## WHAT NEEDS TO BE DONE
Starting with the first line of the data below, copy each line up to and including the one containing "from bokeh.resources import INLINE". Pictures stay out.

== GIVEN DATA ==

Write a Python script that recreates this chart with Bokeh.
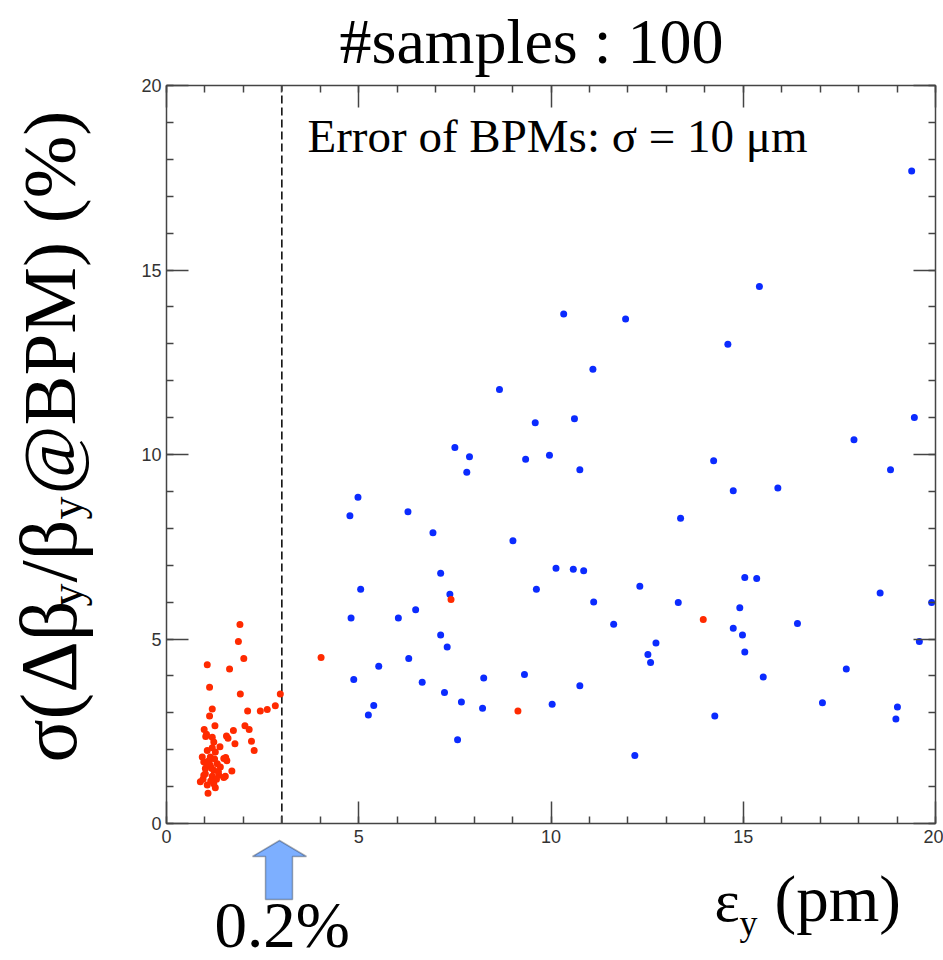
import math
from bokeh.plotting import figure
from bokeh.models import (LinearAxis, SingleIntervalTicker, Label, PolyAnnotation,
                          CustomJSTickFormatter)
from bokeh.embed import file_html
from bokeh.resources import INLINE

# ---------------- data ----------------
red_x = [1.91, 1.87, 2.01, 1.06, 1.64, 1.12, 1.92, 2.96, 2.83, 2.62, 2.44, 2.11, 1.19, 1.12,
         1.26, 0.98, 1.74, 2.04, 2.15, 1.56, 1.60, 1.78, 2.21, 2.28, 1.02, 1.19, 1.39, 1.54,
         1.57, 1.70, 1.53, 0.88, 1.08, 1.27, 1.04, 1.23, 1.06, 1.27, 1.49, 0.97, 1.01, 1.23,
         1.36, 1.49, 1.23, 0.97, 1.14, 0.93, 1.14, 1.32, 1.01, 1.19, 1.06, 1.40, 1.19, 1.10,
         1.30, 1.17, 0.95, 1.25, 1.15, 1.05, 1.35,
         4.02, 7.40, 9.14, 13.96]
red_y = [5.39, 4.93, 4.47, 4.30, 4.19, 3.69, 3.51, 3.51, 3.19, 3.09, 3.05, 3.05, 3.10, 2.91,
         2.65, 2.55, 2.52, 2.65, 2.55, 2.37, 2.31, 2.16, 2.23, 1.98, 2.36, 2.34, 2.08, 1.79,
         1.70, 1.42, 1.28, 1.13, 0.82, 0.97, 2.42, 2.21, 1.98, 1.94, 1.76, 1.67, 1.49, 1.44,
         1.31, 1.25, 1.08, 1.31, 1.58, 1.80, 1.80, 1.62, 1.35, 1.28, 1.04, 1.53, 2.05, 1.70,
         1.20, 1.50, 1.20, 1.75, 1.15, 1.60, 1.40,
         4.50, 6.07, 3.05, 5.53]

blue_x = [9.59, 10.61, 7.50, 7.88, 7.81, 9.34, 9.96, 10.75, 4.98, 4.77, 6.28, 6.93, 9.01,
          7.13, 10.13, 10.58, 10.85, 5.05, 9.62, 7.37, 11.11, 4.80, 6.03, 6.48, 11.63, 7.13,
          7.30, 5.52, 6.30, 4.87, 6.65, 8.25, 9.31, 10.75, 7.23, 5.39, 5.25, 7.67, 8.22,
          10.03, 7.57,
          15.42, 11.94, 14.60, 19.45, 17.88, 14.23, 18.83, 14.74, 15.90, 13.37, 12.31, 15.04,
          15.35, 13.31, 18.56, 19.90, 14.91, 16.41, 14.74, 14.98, 12.73, 19.58, 12.52, 12.59,
          15.04, 15.52, 17.68, 17.06, 19.01, 18.97, 14.26, 12.18,
          10.33, 11.09, 8.66, 19.38]
blue_y = [10.86, 10.97, 10.19, 9.94, 9.52, 9.87, 9.98, 9.59, 8.84, 8.34, 8.45, 7.88, 7.66,
          6.78, 6.92, 6.89, 6.85, 6.35, 6.35, 6.21, 6.00, 5.57, 5.57, 5.79, 5.40, 5.11,
          4.78, 4.26, 4.47, 3.90, 3.83, 3.94, 4.04, 3.73, 3.55, 3.20, 2.94, 3.29, 3.12,
          3.23, 2.27,
          14.55, 13.67, 12.99, 11.00, 10.40, 9.83, 9.59, 9.02, 9.09, 8.27, 6.43, 6.67,
          6.64, 5.99, 6.25, 5.99, 5.85, 5.42, 5.29, 5.11, 4.89, 4.93, 4.58, 4.36,
          4.65, 3.97, 4.19, 3.27, 3.16, 2.83, 2.91, 1.84,
          13.81, 12.31, 11.76, 17.68]

threshold_x = 3.0
XMIN, XMAX, YMIN, YMAX = 0, 20, 0, 20
tick_interval = 5

# ---------------- layout geometry (page pixels) ----------------
W, H = 943, 960
L, R, T, B = 166, 935, 85, 823          # where the data box sits on the page
sx = (XMAX - XMIN) / (R - L)
sy = (YMAX - YMIN) / (B - T)
x_range = (XMIN - L * sx, XMAX + (W - R) * sx)
y_range = (YMIN - (H - B) * sy, YMAX + T * sy)
BASE_SHIFT = 0.37   # correction (in em) between requested and drawn baseline


def at(px, py):
    """page pixel -> data coordinates (for annotations)"""
    return XMIN + (px - L) * sx, YMIN + (B - py) * sy


p = figure(width=W, height=H, x_range=x_range, y_range=y_range,
           output_backend="svg", toolbar_location=None,
           x_axis_location=None, y_axis_location=None, min_border=0,
           background_fill_color="white", border_fill_color="white")
p.grid.visible = False
p.outline_line_color = None

tick_color = "#444444"


def make_axis(loc, show_labels, bounds):
    ax = LinearAxis(fixed_location=loc, bounds=bounds)
    ax.ticker = SingleIntervalTicker(interval=tick_interval, num_minor_ticks=5)
    ax.axis_line_color = tick_color
    ax.axis_line_width = 1.5
    ax.major_tick_line_color = tick_color
    ax.major_tick_line_width = 1.5
    ax.minor_tick_line_color = tick_color
    ax.minor_tick_line_width = 1.5
    ax.major_tick_in = 22
    ax.major_tick_out = 0
    ax.minor_tick_in = 7
    ax.minor_tick_out = 0
    ax.major_label_text_font = "Liberation Sans"
    ax.major_label_text_font_size = "18px"
    ax.major_label_text_color = "#333333"
    if not show_labels:
        ax.formatter = CustomJSTickFormatter(code="return ''")
    return ax


xb = make_axis(YMIN, True, (XMIN, XMAX))
xb.major_label_standoff = 6
yl = make_axis(XMIN, True, (YMIN, YMAX))
yl.major_label_standoff = 5
xt = make_axis(YMAX, False, (XMIN, XMAX))
yr = make_axis(XMAX, False, (YMIN, YMAX))
p.add_layout(xb, "below")
p.add_layout(yl, "left")
p.add_layout(xt, "above")
p.add_layout(yr, "right")

# threshold line
p.segment(x0=[threshold_x], y0=[YMIN], x1=[threshold_x], y1=[YMAX],
          line_color="black", line_width=1.5, line_dash="8 4")

# points
p.scatter(x=blue_x, y=blue_y, size=7, color="#0B2BFF", line_color=None)
p.scatter(x=red_x, y=red_y, size=7, color="#FF2A00", line_color=None)

# ---------------- texts ----------------
SERIF = "Liberation Serif"


def lab(px, py, text, size, align="left"):
    """horizontal text; (px, py) = page position of the baseline start"""
    x, y = at(px, py - BASE_SHIFT * size)
    p.add_layout(Label(x=x, y=y, text=text, text_font=SERIF, text_font_size=f"{size}px",
                       text_align=align, text_baseline="alphabetic", text_color="black"))


def vlab(px, py, text, size):
    """text rotated 90 deg; px = page x of its baseline, py = page y where it starts"""
    x, y = at(px - BASE_SHIFT * size, py)
    p.add_layout(Label(x=x, y=y, text=text, text_font=SERIF, text_font_size=f"{size}px",
                       text_align="left", text_baseline="alphabetic", text_color="black",
                       angle=math.pi / 2))


lab(531, 65, "#samples : 100", 64, align="center")
lab(307, 153, "Error of BPMs: σ = 10 μm", 47)

# x-axis title: ε_y (pm)
lab(714, 923, "ε", 60)
lab(739, 936, "y", 36)
lab(774, 923, "(pm)", 65)

# 0.2% marker text
lab(214, 949, "0.2%", 65)

# y-axis title (rotated): σ(Δβ_y/β_y@BPM) (%)
vlab(78, 762, "σ(Δβ", 80)
vlab(83, 606, "y", 46)
vlab(78, 582, "/β", 80)
vlab(83, 519, "y", 46)
vlab(77, 494, "@BPM) (%)", 75)

# blue arrow pointing to the threshold
arrow_px = [(279, 840), (306, 856), (292, 856), (292, 899), (265, 899), (265, 856), (252, 856)]
xs, ys = zip(*[at(a, b) for a, b in arrow_px])
p.add_layout(PolyAnnotation(xs=list(xs), ys=list(ys), fill_color="#7DAFFF", fill_alpha=1.0,
                            line_color="black", line_width=1.5))

open("out.html", "w").write(file_html(p, INLINE))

===

## TASK ANSWER
Write a Python script that recreates this chart with Bokeh.
import math
from bokeh.plotting import figure
from bokeh.models import (LinearAxis, SingleIntervalTicker, Label, PolyAnnotation,
                          CustomJSTickFormatter)
from bokeh.embed import file_html
from bokeh.resources import INLINE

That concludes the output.